Il natale diventa un insieme di quinte vorticose di uno “stationen drama”: il Bambinello, la Madre, il rapporto fra il bimbo e Babbo Natale. “Il bambino e il vecchio - spiega lo scrittore – sono stranamente confusi nella mia infantile devozione; non valendo il principio di contraddizione, il Vecchio cosi’ roseo e chiassoso era anche l’Infante e forse la metamorfosi derivava da un diverso uso della pelle, ora liscia, ora rugosa: un problema di concia”.

L'infanzia dello scrittore

Ma proprio dal ricordo dell’infanzia il lettore comincia a comprendere quanto nell’intimo Manganelli nutra un desiderio insaziabie, disperato, che appartiene alla più tenera immaginazione infantile: “Io sto macchinando per entrare nel presepio – confessa – allo stesso titolo di coloro che adesso lo popolano (...) non mi basta guardare il presepio!

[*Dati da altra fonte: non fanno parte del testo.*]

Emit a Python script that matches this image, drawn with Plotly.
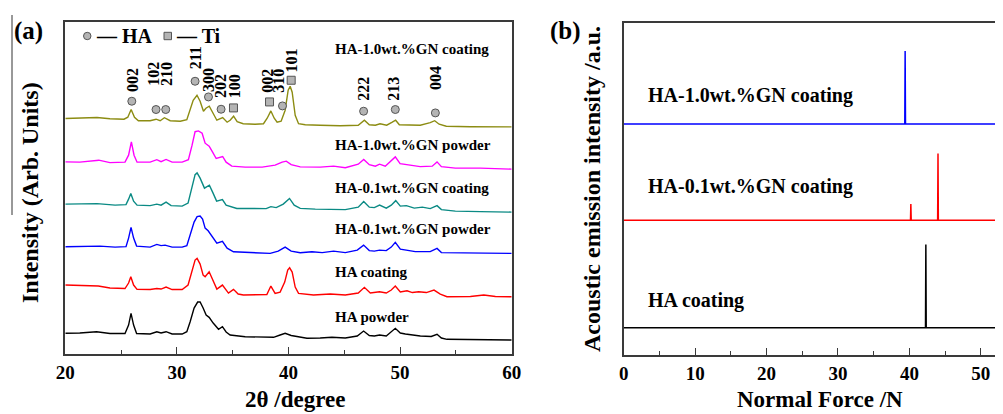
import plotly.graph_objects as go

# The page body adds an 8 px margin, so the figure is 8 px smaller on each axis
OFF = 8
W, H = 1003 - OFF, 414 - OFF
FONT = "Liberation Serif, Times New Roman, serif"

# ---------------- Panel (a): XRD patterns ----------------
theta_olive = [20.0, 21.77, 22.84, 24.0, 25.26, 25.6, 25.9, 26.2, 26.55, 27.6, 28.13, 28.5, 28.88, 29.4, 30.3, 30.89,
               31.2, 31.46, 31.8, 32.08, 32.38, 32.6, 32.9, 33.16, 33.58, 34.1, 34.5, 34.77, 35.08, 35.4, 35.94, 37.0,
               37.76, 38.09, 38.42, 38.72, 38.98, 39.34, 39.7, 39.97, 40.15, 40.33, 40.6, 40.9, 41.5, 42.84, 44.64,
               46.25, 46.8, 47.24, 47.78, 48.2, 48.8, 49.3, 49.6, 49.93, 50.9, 51.8, 52.7, 53.1, 53.5, 54.14, 56.3,
               58.1, 60.0]
int_olive = [235.7, 236.5, 236.7, 235.5, 235, 237, 244.7, 237, 233.5, 233.5, 235, 233.5, 236.5, 233.5, 233, 234.5,
             244, 254, 259, 253, 243, 246, 248, 242, 234, 236.7, 232, 234, 238, 232.5, 230.5, 230,
             230.5, 236, 243.3, 236, 232, 233, 244, 264, 268, 262, 239, 230.5, 229.5, 229, 228.5,
             229, 234, 229.5, 229, 230.5, 229, 232, 234, 229.5, 229, 229, 231.5, 233.5, 230, 228, 227.5,
             227.5, 227.3]

theta_magenta = [20.0, 21.3, 23.0, 24.0, 25.35, 25.67, 25.92, 26.16, 26.43, 27.6, 28.2, 28.58, 29.03, 29.57, 30.47,
                 31.03, 31.36, 31.63, 31.93, 32.26, 32.53, 32.89, 33.2, 33.52, 34.1, 34.41, 34.92, 36.12, 37.64,
                 38.8, 39.43, 39.8, 40.24, 41.05, 42.84, 44.04, 45.09, 46.25, 46.74, 47.24, 47.78, 48.16, 48.67,
                 49.21, 49.57, 50.0, 50.9, 51.8, 52.88, 53.31, 53.7, 54.95, 57.2, 60.0]
int_magenta = [192.3, 192, 194, 191.5, 192, 199, 212.3, 199, 192, 192, 194.5, 192.5, 194.7, 192, 192,
               194.5, 209, 222.5, 223.3, 221, 211, 208, 202, 195.7, 197.7, 192, 188, 187, 187,
               189, 192, 193, 189.5, 187.3, 187, 188, 186.5, 190, 194.7, 189.5, 188, 190, 188,
               193, 197.3, 190.5, 189, 187.5, 188, 192.3, 187.5, 186, 186, 185]

theta_teal = [20.0, 21.3, 22.84, 24.46, 25.44, 25.67, 25.87, 26.12, 26.43, 27.6, 28.2, 28.58, 29.03, 29.48, 30.47,
              31.0, 31.36, 31.63, 31.81, 32.08, 32.47, 32.67, 32.91, 33.2, 33.56, 34.08, 34.41, 35.37, 37.01,
              38.0, 38.42, 38.9, 39.53, 40.09, 40.51, 41.05, 42.4, 43.74, 45.09, 46.25, 46.74, 47.24, 47.69,
              48.16, 48.76, 49.21, 49.61, 50.02, 50.56, 51.27, 51.99, 52.7, 53.31, 53.7, 54.95, 57.2, 60.0]
int_teal = [150, 150, 150.5, 149, 149.5, 155, 160.7, 153, 149, 148.5, 150, 149, 152, 148.5, 148,
            151, 166, 179.5, 181.3, 176, 166, 167, 169, 162, 153, 154.5, 149, 145.7, 145.7,
            145.5, 147.5, 146.5, 150, 155.7, 149, 145.7, 145, 145, 144.5, 147, 152.7, 147, 146.5,
            149, 146, 149, 153.5, 148, 148.5, 146, 147, 145.5, 148.5, 144.5, 143, 142.5, 142]

theta_blue = [20.0, 21.3, 23.1, 24.46, 25.44, 25.67, 25.89, 26.12, 26.39, 27.6, 28.2, 28.58, 28.94, 29.57, 30.47,
              30.89, 31.18, 31.54, 31.81, 32.08, 32.3, 32.53, 32.8, 33.16, 33.58, 34.08, 34.5, 35.07, 36.56,
              38.36, 39.08, 39.7, 40.24, 41.05, 42.1, 43.02, 44.04, 45.09, 46.16, 46.73, 47.24, 47.69, 48.16,
              48.76, 49.21, 49.57, 50.02, 50.47, 51.36, 52.7, 53.31, 53.7, 55.4, 57.65, 60.0]
int_blue = [107.3, 107.5, 108, 107, 107.5, 116, 126.7, 116, 108, 107, 109.7, 108.5, 109, 107, 107,
            108.5, 118, 132, 137.5, 138, 135, 126, 123.3, 118, 111, 112.7, 106, 102.3, 101.5,
            100.7, 103, 107, 103, 101.3, 102.3, 101.5, 103, 101.5, 104, 109, 103.5, 103, 104,
            103.5, 107, 111.7, 105, 104, 102.5, 102.5, 105.7, 101.5, 101, 101, 100.7]

theta_red = [20.0, 21.3, 22.96, 24.0, 25.35, 25.67, 25.87, 26.12, 26.43, 27.6, 28.2, 28.58, 29.03, 29.57, 30.47,
             31.0, 31.36, 31.63, 31.81, 32.08, 32.35, 32.53, 32.89, 33.2, 33.58, 34.08, 34.62, 35.07, 35.49,
             35.96, 37.01, 38.06, 38.42, 38.8, 39.25, 39.66, 39.93, 40.1, 40.33, 40.6, 40.9, 42.24, 43.74,
             45.09, 46.25, 46.8, 47.33, 48.16, 48.76, 49.21, 49.57, 50.02, 50.62, 51.1, 51.67, 52.35, 53.04,
             53.6, 54.2, 56.3, 57.5, 58.54, 60.0]
int_red = [69, 68.5, 68, 66, 65.5, 71, 77.3, 69, 64.7, 64.5, 65.5, 65, 67, 64.5, 64.5,
           69, 84, 94, 95.7, 90, 79, 77.3, 82.3, 74, 65, 69, 61, 64.7, 60,
           59, 59, 59.5, 68, 60.7, 62, 72, 84, 86.3, 82, 67, 60.7, 59, 60,
           59, 61, 66.7, 61, 62.3, 61, 64, 68, 62, 63.3, 61.5, 62.3, 61.5, 64,
           60, 57.3, 57.5, 59, 57.5, 57.3]

theta_black = [20.0, 21.3, 22.8, 24.0, 25.35, 25.67, 25.89, 26.12, 26.39, 27.6, 28.2, 28.58, 29.03, 29.57, 30.47,
               30.89, 31.18, 31.54, 31.86, 32.08, 32.35, 32.62, 32.89, 33.25, 33.73, 34.08, 34.41, 34.77, 36.12,
               37.46, 38.66, 39.25, 39.7, 40.24, 41.65, 42.84, 43.89, 45.09, 46.16, 46.73, 47.24, 47.69, 48.16,
               48.76, 49.21, 49.57, 50.02, 50.47, 51.81, 52.79, 53.31, 53.7, 54.2, 56.3, 58.1, 60.0]
int_black = [20.7, 21, 22.3, 20.5, 20.5, 29, 40.7, 29, 20.5, 20, 22.3, 21, 22.3, 20, 20,
             22.3, 32, 46, 52, 52, 46, 39, 36.7, 31, 24.7, 27.3, 22, 19, 17.3,
             17, 16.7, 19, 20.7, 18.5, 15.7, 16, 16.7, 16, 18, 23, 18.5, 18, 19,
             18, 22, 25.7, 21, 20, 18, 17.5, 19.7, 16, 14.7, 14.5, 14.5, 14]

xrd_series = [
    ("HA-1.0wt.%GN coating", theta_olive, int_olive, "#8c8c12"),
    ("HA-1.0wt.%GN powder", theta_magenta, int_magenta, "#ff00ff"),
    ("HA-0.1wt.%GN coating", theta_teal, int_teal, "#0a8a84"),
    ("HA-0.1wt.%GN powder", theta_blue, int_blue, "#0000ff"),
    ("HA coating", theta_red, int_red, "#ff0000"),
    ("HA powder", theta_black, int_black, "#000000"),
]
# label positions (y of label centre, in pattern intensity units)
xrd_label_y = [305, 209, 166, 125, 82, 37]

# peak indexing
ha_peak_theta = [25.96, 28.13, 29.0, 31.63, 32.83, 33.96, 39.46, 46.73, 49.57, 53.16]
ha_marker_y = [253, 244.7, 244.7, 273, 257.3, 245, 248.3, 243, 244.7, 241.3]
ti_peak_theta = [35.07, 38.3, 40.24]
ti_marker_y = [246.3, 252.3, 274]

hkl_text = ["002", "102", "210", "211", "300", "202", "100", "002", "310", "101", "222", "213", "004"]
hkl_theta = [25.96, 27.95, 29.05, 31.63, 32.85, 33.92, 35.12, 38.12, 39.1, 40.3, 46.73, 49.42, 53.16]
hkl_y = [274, 280.5, 280.5, 296, 274, 268, 268, 273, 274, 293.5, 265, 265, 276.5]

# ---------------- Panel (b): acoustic emission ----------------
force_blue = [0, 39.35, 39.4, 39.45, 53.1]
ae_blue = [69.6, 69.6, 91.6, 69.6, 69.6]
force_red = [0, 40.15, 40.2, 40.25, 43.95, 44.0, 44.05, 53.1]
ae_red = [40.6, 40.6, 45.5, 40.6, 40.6, 60.7, 40.6, 40.6]
force_black = [0, 42.25, 42.3, 42.35, 53.1]
ae_black = [8.2, 8.2, 33.3, 8.2, 8.2]
ae_series = [
    ("HA-1.0wt.%GN coating", force_blue, ae_blue, "#0000ff", 95),
    ("HA-0.1wt.%GN coating", force_red, ae_red, "#ff0000", 186),
    ("HA coating", force_black, ae_black, "#000000", 300),
]


def px(x):
    """screen x pixel -> paper fraction"""
    return (x - OFF) / W


def py(y):
    """screen y pixel -> paper fraction"""
    return 1 - (y - OFF) / H


fig = go.Figure()

for name, tx, iy, col in xrd_series:
    fig.add_trace(go.Scatter(x=tx, y=iy, mode="lines", line=dict(color=col, width=1.4),
                             name=name, xaxis="x", yaxis="y", showlegend=False))

fig.add_trace(go.Scatter(x=ha_peak_theta, y=ha_marker_y, mode="markers", xaxis="x", yaxis="y",
                         marker=dict(symbol="circle", size=8, color="#b4b4b4", line=dict(color="#555", width=1)),
                         showlegend=False))
fig.add_trace(go.Scatter(x=ti_peak_theta, y=ti_marker_y, mode="markers", xaxis="x", yaxis="y",
                         marker=dict(symbol="square", size=8, color="#b4b4b4", line=dict(color="#555", width=1)),
                         showlegend=False))

for name, fx, ay, col, ly in ae_series:
    fig.add_trace(go.Scatter(x=fx, y=ay, mode="lines", line=dict(color=col, width=1.5),
                             xaxis="x2", yaxis="y2", showlegend=False))

annotations = []
bold = dict(family=FONT, color="black", weight="bold")

# hkl labels
for t, xv, yv in zip(hkl_text, hkl_theta, hkl_y):
    annotations.append(dict(x=xv, y=yv, xref="x", yref="y", text=t, textangle=-90, showarrow=False,
                            font=dict(bold, size=16), xanchor="center", yanchor="middle"))

# curve labels (a)
for (name, tx, iy, col), ly in zip(xrd_series, xrd_label_y):
    annotations.append(dict(x=px(333), y=ly, xref="paper", yref="y", text=name, showarrow=False,
                            font=dict(bold, size=15), xanchor="left", yanchor="middle"))

# curve labels (b)
for name, fx, ay, col, ly in ae_series:
    annotations.append(dict(x=px(646), y=py(ly), xref="paper", yref="paper", text=name, showarrow=False,
                            font=dict(bold, size=20), xanchor="left", yanchor="middle"))

# legend of phases (a)
annotations.append(dict(x=px(94), y=py(36), xref="paper", yref="paper", text="— HA", showarrow=False,
                        font=dict(bold, size=20), xanchor="left", yanchor="middle"))
annotations.append(dict(x=px(174), y=py(36), xref="paper", yref="paper", text="— Ti", showarrow=False,
                        font=dict(bold, size=20), xanchor="left", yanchor="middle"))

# panel letters
annotations.append(dict(x=px(28), y=py(31), xref="paper", yref="paper", text="(a)", showarrow=False,
                        font=dict(bold, size=25), xanchor="center", yanchor="middle"))
annotations.append(dict(x=px(565), y=py(31), xref="paper", yref="paper", text="(b)", showarrow=False,
                        font=dict(bold, size=25), xanchor="center", yanchor="middle"))

# axis titles
annotations.append(dict(x=px(295), y=py(399.5), xref="paper", yref="paper", text="2θ /degree", showarrow=False,
                        font=dict(bold, size=23), xanchor="center", yanchor="middle"))
annotations.append(dict(x=px(30), y=py(193), xref="paper", yref="paper", text="Intensity (Arb. Units)",
                        textangle=-90, showarrow=False, font=dict(bold, size=24), xanchor="center", yanchor="middle"))
annotations.append(dict(x=px(820), y=py(399.5), xref="paper", yref="paper", text="Normal Force /N", showarrow=False,
                        font=dict(bold, size=23), xanchor="center", yanchor="middle"))
annotations.append(dict(x=px(592), y=py(189), xref="paper", yref="paper", text="Acoustic emission intensity /a.u.",
                        textangle=-90, showarrow=False, font=dict(bold, size=24), xanchor="center", yanchor="middle"))

# legend symbols for phases (layout markers)
shapes = [
    dict(type="circle", xref="paper", yref="paper", x0=px(83.5), x1=px(91), y0=py(39.7), y1=py(32.3),
         fillcolor="#b4b4b4", line=dict(color="#555", width=1)),
    dict(type="rect", xref="paper", yref="paper", x0=px(164), x1=px(171.5), y0=py(39.7), y1=py(32.3),
         fillcolor="#b4b4b4", line=dict(color="#555", width=1)),
    dict(type="line", xref="paper", yref="paper", x0=px(12), x1=px(12), y0=py(15), y1=py(215),
         line=dict(color="#333", width=1)),
]

axis_common = dict(showgrid=False, zeroline=False, showline=True, linecolor="#3a3a3a", linewidth=1.6,
                   automargin=False)

fig.update_layout(
    template="none",
    width=W, height=H,
    autosize=False,
    margin=dict(l=0, r=0, t=0, b=0, pad=0, autoexpand=False),
    paper_bgcolor="white", plot_bgcolor="white",
    showlegend=False,
    xaxis=dict(axis_common, domain=[px(65.3), px(511.7)], range=[20, 60], anchor="y", mirror=True,
               tickvals=[20, 30, 40, 50, 60], ticks="inside", ticklen=7, tickwidth=1.3, tickcolor="#3a3a3a",
               minor=dict(ticks="inside", dtick=5, tick0=20, ticklen=4, tickwidth=1.3, tickcolor="#3a3a3a"),
               tickfont=dict(bold, size=19)),
    yaxis=dict(axis_common, domain=[py(354), py(22.3)], range=[0, 332], anchor="x", mirror=True,
               showticklabels=False, ticks=""),
    xaxis2=dict(axis_common, domain=[px(623.7), 1.0], range=[0, 53.1], anchor="y2", mirror=True,
                tickvals=[0, 10, 20, 30, 40, 50], ticks="inside", ticklen=7, tickwidth=1.3, tickcolor="#3a3a3a",
                minor=dict(ticks="inside", dtick=5, tick0=0, ticklen=4, tickwidth=1.3, tickcolor="#3a3a3a"),
                tickfont=dict(bold, size=19)),
    yaxis2=dict(axis_common, domain=[py(355), py(23)], range=[0, 100], anchor="x2", mirror=False,
                showticklabels=False, ticks=""),
    annotations=annotations,
    shapes=shapes,
)

fig.write_html("out.html")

Se io entro, io diverro’ parte del Natale, capite?”

Eccolo qui Giorgio Manganelli colto in flagrante. Sarebbe assurdo pensare alla sua solitudine come a quella di un senza Dio. Anche la luce al quarzo che proietta sul mistero della Natività copre l’urlo, la dura invocazione alla Madre Celeste, madre dissepolta nel ciarpame dei ricordi natalizi. 

Non potendo entrare nella recita del presepio Manganelli gioca l’ultima carta: il suo gioco verbale tenta di ardere fino a splendere, come la cometa delle solitudini cosmiche.

Assorto viaggiatore della notte, del buio del natale, col desiderio di credere Manganelli transita nel teatro millenario del presepe per farlo saltare in aria. Cosi’ il presepio ‘metafisico’ tranquillamente scompare sotto i colpi di una speculazione intellettuale debordante e incompleta.

Siamo tutti Erode

Ma lo scrittore giunge a compiere quell’atto di coraggio che tutti dovremmo fare: riconoscerci in Erode che da solo e con mezzi esigui tento’ di impedire il natale. L’uomo della modernità invece con la sua ipocrita acquiescenza ne finge la celebrazione e lo ammazza per sempre.

Come un fanciullo Manganelli culla la disperazione dei natali della sua infanzia, ne scopre la morte viva e vitale come quella di Cristo, ne svela infine la terribile ricchezza.

Non vuole cedere alla tentazione del dolore fino a possedere qualcosa che è dato per sempre. Da qui il Natale diventa il luogo immaginario e reale di tutti i vivi e di tutti i morti in quella continuità che le religioni e l’alta poesia celebrano da sempre da Dante a Joyce, da Rilke a Virgilio. Ecco il segno della comune preghiera e della vita.